Au cours de l’année 2007, 282 personnes en situation irrégulière ont été « reconduites à la frontière » dans le Var (y compris 67 départs volontaires).
282 expulsions, c’est quarante-deux personnes de plus – quarante-deux drames de plus – que l’objectif fixé par le ministère de l’Immigration, qui tablait sur 240.
Pourquoi avoir procédé à plus de reconduites que Paris n’en demandait ? Un indice : le nouveau préfet n’hésite pas à se déclarer « sans états d’âme ».
Ci-dessous, l’intégralité des pages 2 et 3 que le quotidien Var-Matin a consacré à ce problème dans son édition du 11 février 2008.
Boris Cyrulnik : « la honte du XXIème siècle »
« Les camps - les nazis et les autres - auront été la honte du XXème siècle. Celle du XXIème pourrait bien naître des mouvements de populations. Car comment imaginer que des gens vivant dans la pauvreté ne viennent pas tenter leur chance chez nous ? »

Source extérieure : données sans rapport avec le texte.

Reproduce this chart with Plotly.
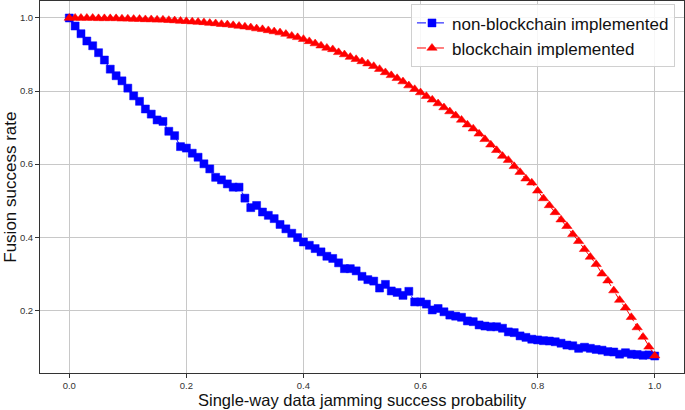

Immigration : le nombre, croissant, de reconduites à la frontière a dépassé, l’an dernier, le « quota » fixé par Paris. Les policiers réclament plus de moyens.
Pour la seule année 2007, 282 personnes en situation irrégulière ont été « reconduites à la frontière » dans le Var. Ce chiffre englobe 67 départs volontaires, « c’est-à-dire des étrangers qui ont bénéficié d’une procédure d’aide au départ », précise la préfecture. Parmi eux, 32 personnes s’étaient vues opposer un refus de séjour sur le territoire.
« Pas de course aux résultats »
282 expulsions, c’est davantage que les objectifs fixés par le ministère de l’Immigration, qui tablait sur 240. Alors pourquoi avoir procédé à plus d’expulsions que Paris n’en demandait ? « Il n’y avait pas de course au résultat » a fait savoir le représentant de l’Etat à Toulon. Le ministère avait fixé la « barre » 2007 à 240 en s’appuyant sur le nombre de reconduites à la frontière de l’année précédente. Une nouvelle « barre » se dessine donc pour le Var, et, de toute évidence, les chiffres devraient encore augmenter en 2008.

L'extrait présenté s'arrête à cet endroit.